I was recommended this book by my brother, and “The Perks of Being a Wallflower” by Stephen Chbosky is your classic Bildungsroman. The book is written from the perspective of “Charlie” as a series of anonymous letters to a person only ever referred to as “friend”. Charlie is a teenager who is reeling after his best (and only) friend committed suicide. Shy and introspective, he finds himself having to renegotiate his life when he is befriended by Sam and Patrick, inseparable and extroverted step-siblings who bring him out of his shell.
I just couldn’t get into this book. The protagonist is such a Mary Sue that the book just isn’t believable. Charlie, who flip flops between being saccharine and silent, undergoes very little character development aside from reliving some trauma towards the end of the novel. It is everyone else who has to adjust to Charlie, because Charlie is perfect – it’s just nobody can see it yet, and everyone is constantly surprised by Charlie’s brilliance and insight. The book really does read a lot like the author is himself trying to have another go at highschool, except this time the highschool is better.
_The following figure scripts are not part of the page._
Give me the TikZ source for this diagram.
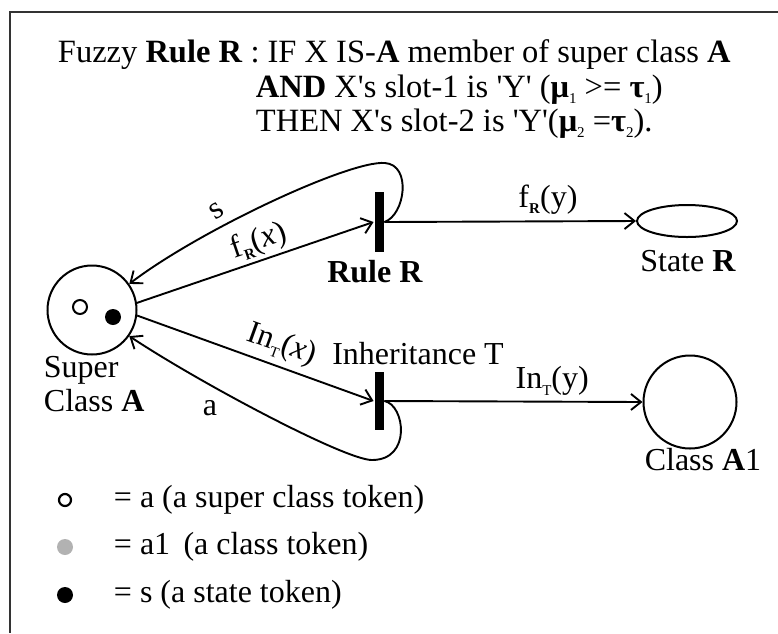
\documentclass[tikz,border=0pt]{standalone}
\usepackage{fontspec}
\setmainfont{Liberation Serif}
\usetikzlibrary{arrows.meta,shapes.geometric}
\newcommand\lsub[1]{\raisebox{-0.2em}{\fontsize{15}{15}\selectfont #1}}
\newcommand\sq{\textquotesingle}
\begin{document}
\begin{tikzpicture}[x=1pt,y=-1pt, line width=1.9pt,
  txt/.style={inner sep=0pt, font=\fontsize{32}{34}\selectfont},
  hdr/.style={inner sep=0pt, anchor=base west, font=\fontsize{32.5}{34}\selectfont},
  arr/.style={-{Straight Barb[length=10pt,width=16pt,line width=1.9pt]}},
  barnode/.style={fill=black, draw=none, minimum width=9pt, inner sep=0pt},
  place/.style={draw, circle, line width=2pt, inner sep=0pt},
  dot/.style={circle, inner sep=0pt, minimum size=16pt}]
\useasboundingbox (0,0) rectangle (778,633);
\draw[line width=1.4pt, black!80] (778,12) -- (10,12) -- (10,633);

% header
\node[hdr] (h1) at (57,62) {Fuzzy \textbf{Rule R} : IF X IS-\textbf{A} member of super class \textbf{A}};
\node[hdr] (h2) at (255,97) {\textbf{AND} X\sq s slot-1 is \sq Y\sq{} (\textbf{μ}\lsub{1} >= \textbf{τ}\lsub{1})};
\node[hdr] (h3) at (255,131) {THEN X\sq s slot-2 is \sq Y\sq(\textbf{μ}\lsub{2} =\textbf{τ}\lsub{2}).};

% places and transitions
\node[place, minimum size=89pt] (SA) at (92,310) {};
\node[draw, circle, line width=2pt, minimum size=14pt, inner sep=0pt] (tokA) at (80,307) {};
\node[dot, fill=black] (tokS) at (113,317) {};
\node[barnode, minimum height=60pt] (RB) at (379,222) {};
\node[barnode, minimum height=58pt] (IB) at (379,401) {};
\node[draw, ellipse, line width=2pt, minimum width=100pt, minimum height=32pt, inner sep=0pt] (SR) at (687,221) {};
\node[place, minimum size=93pt] (CA1) at (690,402) {};

% place labels
\node[txt, align=left, anchor=north west] (SAlab) at (43,355) {Super\\Class \textbf{A}};
\node[txt] (RBlab) at (375,272) {\textbf{Rule R}};
\node[txt] (IBlab) at (418,354) {Inheritance T};
\node[txt] (SRlab) at (688,261) {State \textbf{R}};
\node[txt] (CAlab) at (703,460) {Class \textbf{A}1};

% connectors
\draw[arr] (SA.9) -- node[txt, sloped, above=3pt, pos=0.54] {f\lsub{\textbf{R}}(\textit{x})} (RB.west);
\draw[arr] (SA.-7) -- node[txt, sloped, above=6pt, pos=0.58] {In\lsub{T}(\textit{x})} (IB.west);
\draw[arr] (RB.east) -- node[txt, above=6pt, pos=0.65] {f\lsub{\textbf{R}}(y)} (SR.west);
\draw[arr] (IB.east) -- node[txt, above=5pt, pos=0.65] {In\lsub{T}(y)} (CA1.west);
\draw[arr] (RB.east) .. controls (405,215) and (412,165) .. (385,163)
   .. controls (350,160) and (200,230) .. (SA.35);
\draw[arr] (IB.east) .. controls (405,405) and (412,460) .. (372,460)
   .. controls (345,460) and (200,383) .. (SA.-35);
\node[txt, rotate=33] (slab) at (217,211) {s};
\node[txt] (alab) at (210,408) {a};

% legend
\node[draw, circle, line width=2.2pt, minimum size=12pt, inner sep=0pt] (L1) at (65,500) {};
\node[dot, fill=black!30] (L2) at (65,547) {};
\node[dot, fill=black] (L3) at (65,595) {};
\node[txt, anchor=west] (T1) at (113,500) {= a (a super class token)};
\node[txt, anchor=west] (T2) at (113,547) {= a1\, (a class token)};
\node[txt, anchor=west] (T3) at (113,595) {= s (a state token)};
\end{tikzpicture}
\end{document}
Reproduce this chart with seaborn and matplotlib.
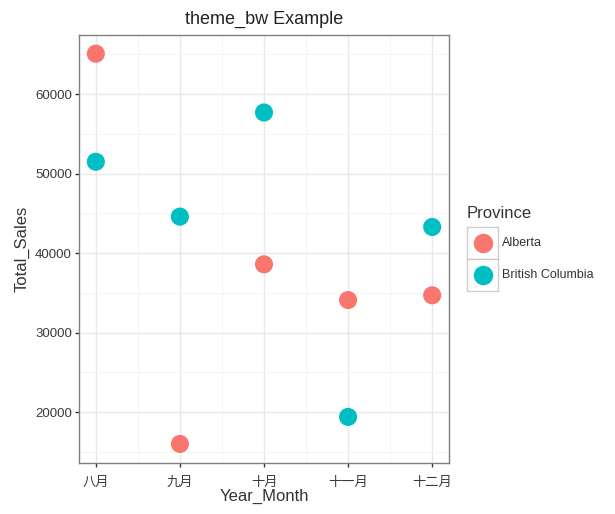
import pandas as pd
import matplotlib.pyplot as plt
import seaborn as sns
from matplotlib.patches import Rectangle
from matplotlib.lines import Line2D

# data
months = ['八月', '九月', '十月', '十一月', '十二月']
alberta = [65100, 16000, 38600, 34100, 34700]
british_columbia = [51500, 44600, 57700, 19400, 43300]
provinces = ['Alberta', 'British Columbia']
colors = ['#F8766D', '#00BFC4']

df = pd.DataFrame({
    'Year_Month': months * 2,
    'Total_Sales': alberta + british_columbia,
    'Province': [provinces[0]] * 5 + [provinces[1]] * 5,
})
df['x'] = [months.index(m) for m in df['Year_Month']]

sns.set_theme(style='white')
plt.rcParams['font.family'] = ['Liberation Sans', 'Noto Sans CJK SC']

fig = plt.figure(figsize=(6.15, 5.14), dpi=100)
ax = fig.add_axes([79 / 615, 1 - 463 / 514, 370 / 615, 428 / 514])

sns.scatterplot(data=df, x='x', y='Total_Sales', hue='Province',
                palette=colors, s=170, edgecolor='none', legend=False,
                ax=ax, zorder=3)

ax.set_xlim(-0.2, 4.2)
ax.set_ylim(13600, 67450)
ax.set_xticks(range(len(months)))
ax.set_xticklabels(months, family=['Noto Sans CJK SC', 'DejaVu Sans'])
ax.set_yticks([20000, 30000, 40000, 50000, 60000])
ax.set_xticks([0.5, 1.5, 2.5, 3.5], minor=True)
ax.set_yticks([15000, 25000, 35000, 45000, 55000, 65000], minor=True)
ax.grid(which='major', color='#e8e8e8', linewidth=1.0)
ax.grid(which='minor', color='#f3f3f3', linewidth=0.6)
ax.set_axisbelow(True)
for sp in ax.spines.values():
    sp.set_color('#7f7f7f')
    sp.set_linewidth(1.0)
ax.tick_params(axis='both', which='major', length=3, width=1, color='#333333',
               labelsize=9.5, labelcolor='#3a3a3a', pad=2, bottom=True, left=True)
ax.tick_params(axis='x', which='major', pad=6)
ax.tick_params(axis='both', which='minor', length=0)

ax.set_xlabel('Year_Month', fontsize=12, color='#333333', labelpad=0)
ax.set_ylabel('Total_Sales', fontsize=12, color='#333333', labelpad=4)
ax.set_title('theme_bw Example', fontsize=13, color='#222222', pad=8)

# legend (ggplot style, boxed keys)
fig.text(467 / 615, 1 - 213 / 514, 'Province', fontsize=12, color='#333333',
         va='center', ha='left')
for i, (p, c) in enumerate(zip(provinces, colors)):
    top = 227 + i * 32
    fig.add_artist(Rectangle((467 / 615, 1 - (top + 32) / 514), 31 / 615, 32 / 514,
                             transform=fig.transFigure, facecolor='white',
                             edgecolor='#cccccc', linewidth=1))
    fig.add_artist(Line2D([482.5 / 615], [1 - (top + 16) / 514], marker='o',
                          markersize=13, color=c, linestyle='none',
                          transform=fig.transFigure))
    fig.text(502 / 615, 1 - (top + 16) / 514, p, fontsize=9, color='#333333',
             va='center', ha='left')

plt.savefig('out.png', dpi=100)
Another thing that irks me about books like this is when the main character (himself an aspiring writer) is constantly told by other characters how great his writing is, but the illusion is completely broken because the writing of the actual book just isn’t that good. Even for the voice of a highschool student, it’s very simplistic and literal.
I feel like I’m being a bit of a negative Nancy about “The Perks of Being a Wallflower”. Although a bit uninspired, it is rather a sweet book. Where Charlie himself is a bit lacklustre, some of his friends, especially Patrick, are actually quite good characters. Ultimately, it’s an easy read; full of whimsy and probably best read outside over a lazy weekend with a cup of tea.